Recurring characters include Jas (played by Stephanie Wookey), Jeff the Chef (Jimmy Akingbola), Scout Leader (Dominic Coleman), Dinner Lady (Miranda Hart), and the ice cream man (James Bachman).

==Episodes==
===Series 1 (2004)===

| No. | Title | Original release date | Prod. code |
| 1 | "This is Us" | 13 May 2004 | 1.1 |
The King of Stupidity is causing Karen Jackson to scream when her hair is cut. Only his annoying butler – who needs to do the cleaning – can stop him.
| 2 | "Human Food" | 20 May 2004 | 1.2 |
King Stupid revolts against Goober's revolting cooking and forces him to go shopping in the human world. Unfortunately for him his tail will catch fire if he's spotted by a human.
| 3 | "Love Stupidly" | 27 May 2004 | 1.3 |
King Stupid falls in love with Goober's sister Milligrub. This means Goober must continue the King's stupid work, and so bin men get their own fan club, a mum won't stop knitting and the hungry waitress can't leave customers' food alone.
| 4 | "Poorly Goober" | 3 June 2004 | 1.4 |
Goober's illness is explained in the gremlin manual – it's pregnancy. King Stupid is excited about being an uncle, until he finds out what causes the purple eggs.
| 5 | "Goober's Bath" | 10 June 2004 | 1.5 |
It's Goober's first bath for 500 years, and he's doing his best to escape it. The king's malicious projects this week include a football manager with a turnip for a brain and a girl who can't stop herself asking stupid questions.
| 6 | "The Invisible Pet Dragon" | 17 June 2004 | 1.6 |
King Stupid and Goober scare each other silly with invisible monsters. The King also finds time to send a supply nuisance to annoy a class of children.
| 7 | "Holiday" | 24 June 2004 | 1.7 |
King Stupid refuses to give Goober a holiday, so is accused of being a gremlinist. A representative of the gremlin union arrives to investigate Stupid's attitudes. The King's victims this week include Archie Ologist, the very odd Wailing Walls and Frank Boffin, a child inventor who only dreams up rubbish.
| 8 | "Queen Sensible" | 1 July 2004 | 1.8 |
King Stupid is forced to share his castle with Queen Sensible, and perhaps unsurprisingly they don't get on well. Stupid and Goober must eject her from the castle or be subjected to lists, mineral water and improving walks.
| 9 | "The Anniversary" | 7 July 2004 | 1.9 |
It is anniversary time for King and Goober, and Goober's one-thousand-year contract has expired.
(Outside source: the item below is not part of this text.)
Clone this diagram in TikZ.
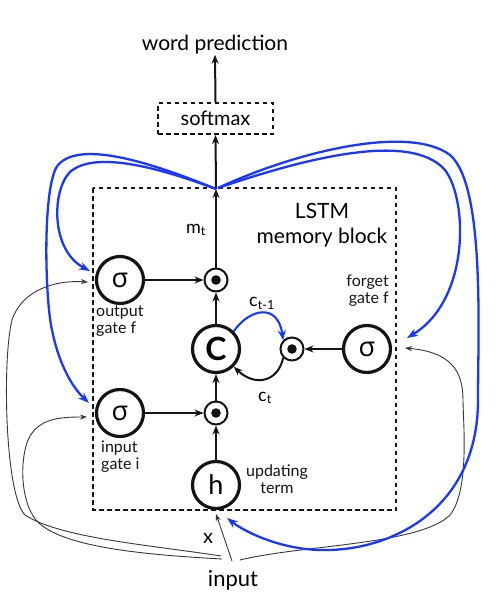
\documentclass[tikz,border=0pt]{standalone}
\usepackage{fontspec}
\setmainfont{Lato}
\newfontfamily\grk{Open Sans}
\usetikzlibrary{arrows.meta}
\definecolor{lblue}{RGB}{25,55,255}
\definecolor{ink}{RGB}{20,20,20}
\begin{document}
\begin{tikzpicture}[x=1pt,y=-1pt,
  bigc/.style={circle,draw=ink,line width=3.2pt,minimum size=47pt,inner sep=0pt,font=\fontsize{27}{28}\selectfont},
  dotc/.style={circle,draw=ink,line width=2pt,minimum size=23pt,inner sep=0pt},
  arr/.style={-{Stealth[length=9pt,width=7pt]},line width=2pt,draw=ink},
  thin/.style={-{Stealth[length=7pt,width=5pt]},line width=0.9pt,draw=ink!85},
  bl/.style={-{Stealth[length=11pt,width=8pt]},line width=2.3pt,draw=lblue},
  lbl/.style={font=\fontsize{16}{17}\selectfont,text=ink,inner sep=0pt,align=left},
  dashbox/.style={draw=ink,line width=2pt,dash pattern=on 4.5pt off 3.5pt}]
\useasboundingbox (0,0) rectangle (500,597);

% block
\draw[dashbox] (93,188) rectangle (396,510);
\node[dashbox,minimum width=115pt,minimum height=31pt,inner sep=0pt,font=\fontsize{20}{22}\selectfont] (sm) at (215.5,118.5) {softmax};
\node[font=\fontsize{21}{22}\selectfont,inner sep=0pt] (wp) at (215,45) {word prediction};
\coordinate (hub) at (216,189);

% nodes
\node[bigc] (og) at (120,280) {\grk σ};
\node[bigc] (ig) at (120,413) {\grk σ};
\node[bigc] (fg) at (367,349) {\grk σ};
\node[bigc,font=\fontsize{32}{34}\selectfont\bfseries] (cc) at (216,349) {C};
\node[bigc] (hh) at (216,485) {h};
\node[dotc] (od) at (216,280) {};
\node[dotc] (id) at (216,413) {};
\node[dotc] (fd) at (292,349) {};
\foreach \n in {od,id,fd} \fill[ink] (\n) circle (4.8pt);

% labels
\node[lbl,anchor=north west] (lo) at (96,306) {output\\gate f};
\node[lbl,anchor=north west] (li) at (101,441) {input\\gate i};
\node[lbl,anchor=north east,align=right] (lf) at (389,275) {forget\\gate f};
\node[lbl,anchor=north,align=center] (lu) at (277,465) {updating\\term};
\node[font=\fontsize{21}{25}\selectfont,inner sep=0pt,align=center] (lstm) at (322,225) {LSTM\\memory block};
\node[font=\fontsize{18}{20}\selectfont,inner sep=0pt] (mt) at (196,230) {m\textsubscript{t}};
\node[font=\fontsize{18}{20}\selectfont,inner sep=0pt] (ctm) at (262,303) {c\textsubscript{t-1}};
\node[font=\fontsize{18}{20}\selectfont,inner sep=0pt] (ct) at (265,398) {c\textsubscript{t}};
\node[font=\fontsize{20}{22}\selectfont,inner sep=0pt] (xl) at (208,538) {x};
\node[font=\fontsize{22}{24}\selectfont,inner sep=0pt] (inp) at (233,580) {input};
\coordinate (in1) at (221,556);
\coordinate (in2) at (222,559);
\coordinate (in3) at (232,561);
\coordinate (in4) at (240,560);

% black arrows
\draw[arr] (sm.north) -- (wp.south);
\draw[arr] (hub) -- (sm.south);
\draw[arr] (od.north) -- (hub);
\draw[arr] (og.east) -- (od.west);
\draw[arr] (ig.east) -- (id.west);
\draw[arr] (cc.north) -- (od.south);
\draw[arr] (id.north) -- (cc.south);
\draw[arr] (hh.north) -- (id.south);
\draw[arr] (fg.west) -- (fd.east);
\draw[arr] (fd.south west) .. controls (278,382) and (255,387) .. (cc.south east);
\draw[bl,line width=2.1pt,-{Stealth[length=10pt,width=8pt]}] (cc.north east) .. controls (250,308) and (278,303) .. (fd.north west);

% thin input lines
\coordinate (hin) at (216,514);
\coordinate (ogin) at (88,282);
\coordinate (igin) at (87,417);
\coordinate (fgin) at (405,348);
\draw[thin] (in3) -- (hin);
\draw[thin] (in1) .. controls (150,545) and (60,538) .. (25,515)
  .. controls (5,495) and (2,360) .. (12,320)
  .. controls (22,290) and (55,280) .. (ogin);
\draw[thin] (in2) .. controls (150,555) and (60,548) .. (36,520)
  .. controls (20,500) and (20,460) .. (28,440)
  .. controls (38,418) and (60,417) .. (igin);
\draw[thin] (in4) .. controls (300,545) and (420,545) .. (450,515)
  .. controls (470,490) and (463,420) .. (463,400)
  .. controls (463,370) and (450,352) .. (fgin);

% blue feedback lines
\coordinate (ogb) at (90,271);
\coordinate (igb) at (89,403);
\coordinate (fgb) at (407,338);
\coordinate (hb) at (227,518);
\draw[bl] (hub) .. controls (160,168) and (95,150) .. (70,172)
  .. controls (52,190) and (50,250) .. (ogb);
\draw[bl] (hub) .. controls (150,162) and (80,140) .. (58,165)
  .. controls (42,185) and (45,300) .. (52,330)
  .. controls (58,360) and (70,385) .. (igb);
\draw[bl] (218,188) .. controls (300,160) and (410,130) .. (445,170)
  .. controls (468,200) and (470,300) .. (fgb);
\draw[bl] (218,188) .. controls (300,150) and (410,125) .. (450,155)
  .. controls (485,185) and (478,330) .. (478,400)
  .. controls (478,510) and (390,552) .. (320,550)
  .. controls (280,549) and (245,532) .. (hb);
\end{tikzpicture}
\end{document}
How can Stupid persuade him to sign up again? Stupid's victims this week are Piggy Back Penny, a poor, deluded goth and a practical joking granny.
| 10 | "Fiends Reunited" | 14 July 2004 | 1.10 |
Goober has been boasting on a website by claiming he's rich and famous. Stupid decides to take revenge by arranging a reunion with Goober's old school chums. He also stitches up a devious car salesman and a garden make over guru.

===Series 2 (2006–07)===

| No. | Title | Original release date | Prod. code |
| 11 | "Virtual Stupidity" | 17 May 2006 | 2.1 |
King Stupid and Goober update the software on the stupidity-controlling console and discover it has two new components, Dead Leg X-L Rater and Virtual Stupidity. They can't resist playing tricks on humans and each other.
| 12 | "Wonderful to See (The Back of) You" | 24 May 2006 | 2.2 |
King Wonderful comes to visit. He quickly outstays his welcome, and Goober and King Stupid hatch a plan to get rid of him.
| 13 | "We've Got a Boggart!" | 31 May 2006 | 3AJN02 |
King Stupid and Goober discover they have a mischievous spirit – a boggart – in the castle. The boggart plays practical jokes on them and they try different ways to get rid of it. Despite being hounded and haunted, King Stupid still finds time to create stupidity down in the human world. Today his victims include Terry who makes very bad decisions, a boy who thinks he is a football manager and a mother who wants to be just like her teenage daughter.
| 14 | "Rory Grue" | 7 June 2007 | 3AJN03 |
Goober enters the Ether World Cookery Competition and submits his home-made Rory Grue, a gremlin delicacy. King Stupid is dismissive of Goober's cooking until he sneaks a taste and is instantly hooked.
| 15 | "A Picture of King Stupid" | 13 June 2007 | 3AJN04 |
Goober researches his family history and finds a portrait of King Stupid, which he sends to an ancestry website on the King's behalf. The website reveals Stupid's darkest secret – that he is half-human.
| 16 | "Count Cruel Calls" | 20 June 2007 | 3AJN05 |
The King's identical twin, Count Cruel, comes to stay. Cruel manages to get King Stupid out of the castle so he can use the stupidity console to wreak cruelty on Earth.
| 17 | "Chupacabra" | 27 June 2007 | 3AJN07 |
King Stupid can't stand Bargest the dog's incessant howling, so orders Goober to swap him for a nice, cute pet. Goober is tricked by the pet shop owner and brings back a vicious, wild, mythical creature called a Chupucabra. Goober tries to train the Chupucabra but it escapes and they are both in fear of being eaten alive.
| 18 | "Gremlin Swap" | 4 July 2007 | 3AJN12 |
Goober is taking part in a Gremlin Swap programme, and goes to stay with another Deed Monarch. Goober's temporary replacement is Nosey, gremlin butler to Queen Curious, who drives King Stupid mad with his endless questions. Stupid soon tires of this non-stop nosiness and knows the only way to get Goober to return is by tricking him.
| 19 | "Fame on You" | 11 July 2007 | 3AJN06 |
King Stupid goes in search of fame – he tries to write a novel, become an actor and even record a song. It turns out that fame isn't all it's cracked up to be.
| 20 | "Judith" | 18 July 2007 | 3AJN08 |
King Stupid and Goober are worried. Judith Bibble, a young reporter from the human television show Newsround, has worked out they exist. If they are exposed, they'll be banished from the Ether World.